SOX: integrity of financial reporting

The Sarbanes-Oxley Act (SOX) is a US federal law enacted in 2002 in response to major accounting scandals.

It requires public companies to establish, document, and test internal control over financial reporting (ICFR), with executives personally certifying the accuracy of financial statements. SOX Section 404 — the requirement to assess and report on ICFR — is where most GRC effort concentrates, because it demands an auditable trail of controls and testing. SOX programs are typically built on the COSO internal control framework.

How PCI DSS and SOX fit a GRC program

Both regimes exercise the compliance and audit disciplines of GRC intensively. PCI DSS demands continuous control monitoring and security testing; SOX demands documented, tested internal controls and a clear evidence trail.

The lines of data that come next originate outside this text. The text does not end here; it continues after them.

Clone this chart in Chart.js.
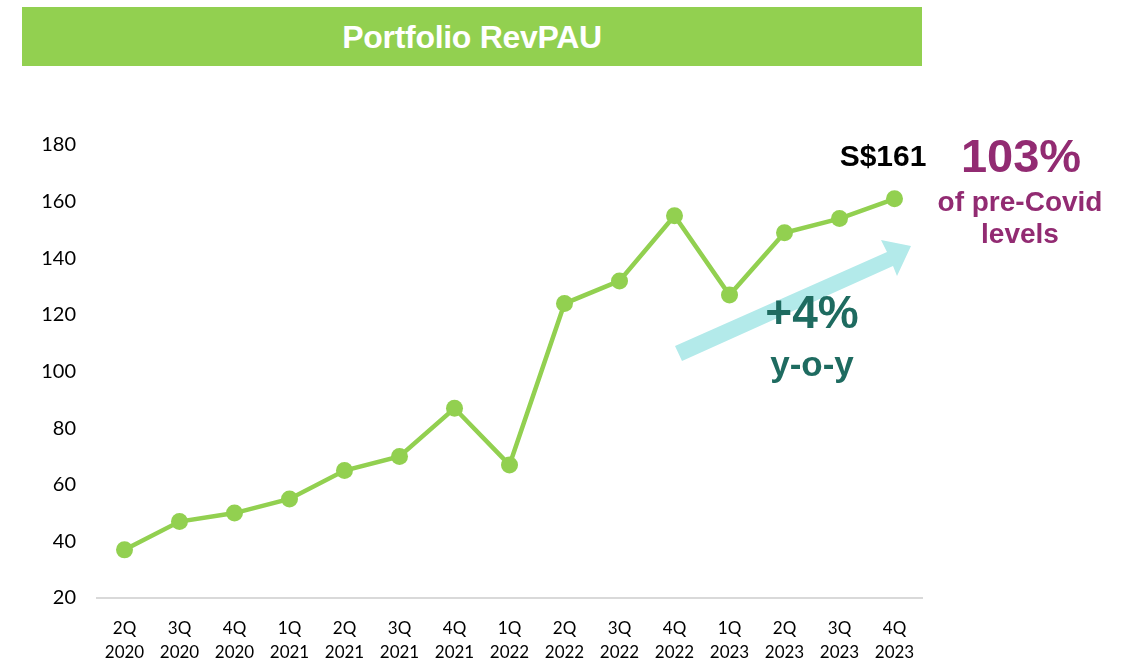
<!DOCTYPE html>
<html lang="en">
<head>
    <meta charset="UTF-8">
    <title>Portfolio RevPAU</title>
    <style>
        body {
            margin: 0;
            background-color: #fff;
            font-family: "Liberation Sans", Arial, sans-serif;
        }
        .wrap {
            position: relative;
            width: 1125px;
            height: 661px;
        }
        #title-bar {
            position: absolute;
            left: 22px;
            top: 7px;
            width: 900px;
            height: 59px;
            background-color: #92d050;
            color: #fff;
            font-weight: bold;
            font-size: 32px;
            line-height: 61px;
            text-align: center;
            letter-spacing: -0.3px;
        }
        #chart {
            position: absolute;
            left: 0;
            top: 0;
        }
    </style>
</head>
<body>
<div class="wrap">
    <canvas id="chart" width="1125" height="661"></canvas>
    <div id="title-bar">Portfolio RevPAU</div>
</div>
<script src="https://cdn.jsdelivr.net/npm/chart.js"></script>
<script>
    const quarters = [
        ['2Q', '2020'], ['3Q', '2020'], ['4Q', '2020'],
        ['1Q', '2021'], ['2Q', '2021'], ['3Q', '2021'], ['4Q', '2021'],
        ['1Q', '2022'], ['2Q', '2022'], ['3Q', '2022'], ['4Q', '2022'],
        ['1Q', '2023'], ['2Q', '2023'], ['3Q', '2023'], ['4Q', '2023']
    ];
    const revpau = [37, 47, 50, 55, 65, 70, 87, 67, 124, 132, 155, 127, 149, 154, 161];
    const yTicks = [20, 40, 60, 80, 100, 120, 140, 160, 180];

    const green = '#92d050';
    const purple = '#922b72';
    const teal = '#1e6b60';

    // text and arrow on the right side of the chart
    const notes = {
        id: 'notes',
        afterDatasetsDraw(chart) {
            const ctx = chart.ctx;
            ctx.save();

            // light arrow behind the y-o-y text
            ctx.fillStyle = '#b3eaea';
            ctx.beginPath();
            ctx.moveTo(675, 346);
            ctx.lineTo(887, 252);
            ctx.lineTo(881, 240);
            ctx.lineTo(911, 246);
            ctx.lineTo(897, 276);
            ctx.lineTo(893, 266);
            ctx.lineTo(682, 361);
            ctx.closePath();
            ctx.fill();

            ctx.textAlign = 'center';
            ctx.textBaseline = 'middle';

            ctx.fillStyle = '#000';
            ctx.font = 'bold 30px "Liberation Sans", Arial';
            ctx.fillText('S$161', 883, 158);

            ctx.fillStyle = purple;
            ctx.font = 'bold 47px "Liberation Sans", Arial';
            ctx.fillText('103%', 1021, 159);
            ctx.font = 'bold 28px "Liberation Sans", Arial';
            ctx.fillText('of pre-Covid', 1020, 203);
            ctx.fillText('levels', 1020, 235);

            ctx.fillStyle = teal;
            ctx.font = 'bold 46px "Liberation Sans", Arial';
            ctx.fillText('+4%', 812, 315);
            ctx.font = 'bold 35px "Liberation Sans", Arial';
            ctx.fillText('y-o-y', 812, 366);

            ctx.restore();
        }
    };

    new Chart(document.getElementById('chart'), {
        type: 'line',
        data: {
            labels: quarters,
            datasets: [{
                data: revpau,
                borderColor: green,
                backgroundColor: green,
                borderWidth: 4.5,
                pointRadius: 8.5,
                pointHoverRadius: 8.5,
                pointBorderWidth: 0,
                tension: 0
            }]
        },
        options: {
            responsive: false,
            animation: false,
            layout: {
                padding: { top: 145, right: 203, left: 0, bottom: 0 }
            },
            plugins: {
                legend: { display: false },
                tooltip: { enabled: false }
            },
            scales: {
                x: {
                    offset: true,
                    grid: { display: false },
                    border: { color: '#d9d9d9', width: 2 },
                    ticks: {
                        color: '#000',
                        padding: 11,
                        maxRotation: 0,
                        autoSkip: false,
                        font: { family: 'Lato', size: 17, lineHeight: 1.4 }
                    },
                    afterFit(scale) { scale.height = 63; }
                },
                y: {
                    min: 20,
                    max: 180,
                    afterBuildTicks(scale) {
                        scale.ticks = yTicks.map(v => ({ value: v }));
                    },
                    grid: { display: false, drawTicks: false },
                    border: { display: false },
                    ticks: {
                        color: '#000',
                        padding: 21,
                        font: { family: 'Lato', size: 20 }
                    },
                    afterFit(scale) { scale.width = 97; }
                }
            }
        },
        plugins: [notes]
    });
</script>
</body>
</html>
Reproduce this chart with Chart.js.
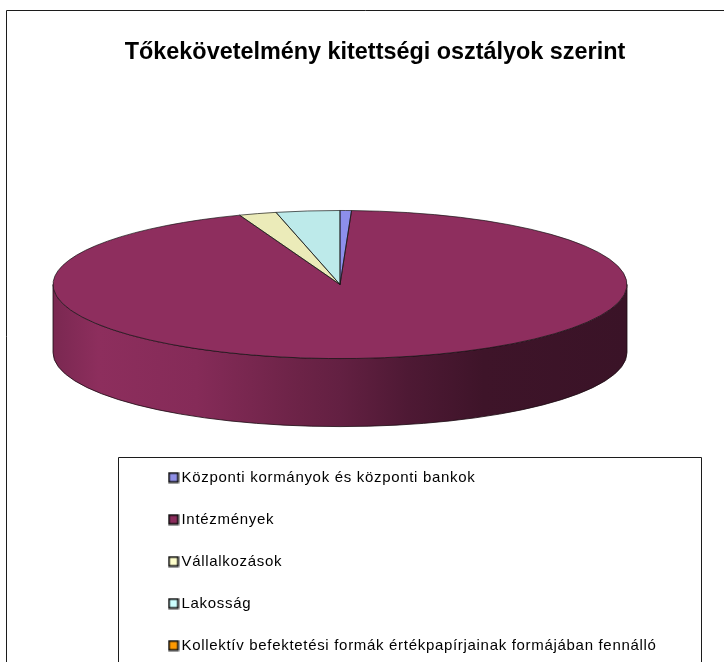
<!DOCTYPE html>
<html lang="hu">
<head>
<meta charset="utf-8">
<title>Tőkekövetelmény kitettségi osztályok szerint</title>
<style>
  html, body { margin: 0; padding: 0; background: #fff; overflow: hidden; }
  canvas { display: block; }
</style>
<script src="https://cdn.jsdelivr.net/npm/chart.js@4/dist/chart.umd.min.js"></script>
</head>
<body>
<canvas id="chart" width="724" height="662"></canvas>
<script>
// Exposure classes and their share of the capital requirement (%)
const categories = [
  'Központi kormányok és központi bankok',
  'Intézmények',
  'Vállalkozások',
  'Lakosság',
  'Kollektív befektetési formák értékpapírjainak formájában fennálló'
];
const shares = [0.64, 93.67, 2.11, 3.58, 0];
const chartTitle = 'Tőkekövetelmény kitettségi osztályok szerint';

const faceColors = ['#8d8fec', '#8e2e5e', '#ebebb9', '#bdeaea', '#f08c00'];
const legendColors = ['#8f8fe6', '#8b2c5c', '#ffffcc', '#ccffff', '#ff9900'];

// Pie tilt and wall height
const tiltRatio = 0.258;
const wallDepth = 68;
// Side wall brightness from left to right: [offset, factor]
const wallShade = [[0, 0.86], [0.08, 0.99], [0.25, 0.94], [0.43, 0.76], [0.5, 0.7], [0.62, 0.55], [0.75, 0.44], [1, 0.41]];

function shade(hex, f) {
  const n = parseInt(hex.slice(1), 16);
  return `rgb(${Math.round((n >> 16) * f)},${Math.round(((n >> 8) & 255) * f)},${Math.round((n & 255) * f)})`;
}

// Small square swatch used as the legend key
function swatch(color) {
  const c = document.createElement('canvas');
  c.width = c.height = 12;
  const g = c.getContext('2d');
  g.fillStyle = color;
  g.fillRect(1.5, 1.5, 9, 9);
  g.strokeStyle = '#111';
  g.lineWidth = 1.8;
  g.strokeRect(1.5, 1.5, 9, 9);
  return c;
}

const framePlugin = {
  id: 'frame',
  beforeDraw(chart) {
    const { ctx, width, height } = chart;
    ctx.save();
    ctx.strokeStyle = '#1c1c1c';
    ctx.lineWidth = 1;
    ctx.beginPath();
    ctx.moveTo(6.5, height);
    ctx.lineTo(6.5, 10.5);
    ctx.lineTo(width, 10.5);
    ctx.moveTo(118.5, height);
    ctx.lineTo(118.5, 457.5);
    ctx.lineTo(701.5, 457.5);
    ctx.lineTo(701.5, height);
    ctx.stroke();
    ctx.restore();
  }
};

// Places the title and legend where the layout wants them
const placement = {
  id: 'placement',
  afterLayout(chart) {
    const t = chart.titleBlock;
    t.left = 0;
    t.right = 750;

    const l = chart.legend;
    l.left = 146;
    l.right = 700;
    l.top = 443;
    l.bottom = 800;
    l.adjustHitBoxes();
    // Wider tracking for the legend text only
    if (!l._tracked) {
      const drawLegend = l.draw.bind(l);
      l.draw = (...args) => {
        chart.ctx.letterSpacing = '0.69px';
        drawLegend(...args);
        chart.ctx.letterSpacing = '0px';
      };
      l._tracked = true;
    }
  }
};

// Gives the pie its tilted, extruded look
const tiltPlugin = {
  id: 'tilt',
  beforeDatasetsDraw(chart) {
    const { ctx } = chart;
    const arcs = chart.getDatasetMeta(0).data;
    const { x, y, outerRadius: r } = arcs[0];
    const ry = r * tiltRatio;

    // Visible front wall of each slice
    arcs.forEach((arc, i) => {
      const a0 = Math.max(arc.startAngle, 0);
      const a1 = Math.min(arc.endAngle, Math.PI);
      if (a1 <= a0) return;
      const grad = ctx.createLinearGradient(x - r, 0, x + r, 0);
      wallShade.forEach(([o, f]) => grad.addColorStop(o, shade(faceColors[i], f)));
      ctx.beginPath();
      ctx.ellipse(x, y, r, ry, 0, a0, a1);
      ctx.ellipse(x, y + wallDepth, r, ry, 0, a1, a0, true);
      ctx.closePath();
      ctx.fillStyle = grad;
      ctx.fill();
      ctx.strokeStyle = '#1a0a12';
      ctx.lineWidth = 0.8;
      ctx.stroke();
    });

    ctx.save();
    ctx.translate(x, y);
    ctx.scale(1, tiltRatio);
    ctx.translate(-x, -y);
  },
  afterDatasetsDraw(chart) {
    const { ctx } = chart;
    ctx.restore();
    const arcs = chart.getDatasetMeta(0).data;
    const { x, y, outerRadius: r } = arcs[0];
    const ry = r * tiltRatio;
    ctx.save();
    ctx.strokeStyle = 'rgba(20,20,20,0.85)';
    ctx.lineWidth = 0.8;
    arcs.forEach(arc => {
      if (arc.endAngle - arc.startAngle <= 0) return;
      ctx.beginPath();
      ctx.moveTo(x, y);
      ctx.ellipse(x, y, r, ry, 0, arc.startAngle, arc.endAngle);
      ctx.closePath();
      ctx.stroke();
    });
    ctx.restore();
  }
};

new Chart(document.getElementById('chart'), {
  type: 'pie',
  data: {
    labels: categories,
    datasets: [{
      data: shares,
      backgroundColor: faceColors,
      borderWidth: 0,
      radius: 287
    }]
  },
  options: {
    responsive: false,
    animation: false,
    layout: { padding: { left: 53, right: 97, top: 0, bottom: 161 } },
    plugins: {
      tooltip: { enabled: false },
      title: {
        display: true,
        text: chartTitle,
        color: '#000',
        font: { family: '"Liberation Sans", Arial, sans-serif', size: 23.4, weight: 'bold' },
        padding: { top: 39, bottom: 1 }
      },
      legend: {
        display: true,
        position: 'chartArea',
        align: 'start',
        labels: {
          color: '#222',
          font: { family: '"Liberation Sans", Arial, sans-serif', size: 15 },
          padding: 27,
          usePointStyle: true,
          pointStyleWidth: 1,
          boxHeight: 10,
          generateLabels(chart) {
            return categories.map((text, i) => ({
              text,
              pointStyle: swatch(legendColors[i]),
              fillStyle: legendColors[i],
              strokeStyle: '#111',
              lineWidth: 1,
              hidden: false,
              index: i
            }));
          }
        }
      }
    }
  },
  plugins: [framePlugin, placement, tiltPlugin]
});
</script>
</body>
</html>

Because both rely on the same underlying controls an organization already maintains, they are prime candidates for control cross-mapping — supported by the platforms in our compliance management software and audit management software directories.

Frequently asked questions

What is PCI DSS?

PCI DSS is the Payment Card Industry Data Security Standard — a mandatory set of security requirements for any organization that stores, processes, or transmits payment card data, enforced by the card brands and acquiring banks rather than by government.

What is SOX compliance?

SOX compliance means meeting the requirements of the US Sarbanes-Oxley Act, particularly establishing, documenting, and testing internal control over financial reporting, with executive certification of financial statements. It applies to US public companies.

Who needs to comply with PCI DSS?

Any organization that handles payment card data — merchants, processors, and service providers — must comply, with validation requirements scaling by transaction volume.

Is SOX a framework?

SOX is a law, not a framework, but compliance is typically implemented using a control framework such as COSO for internal control over financial reporting.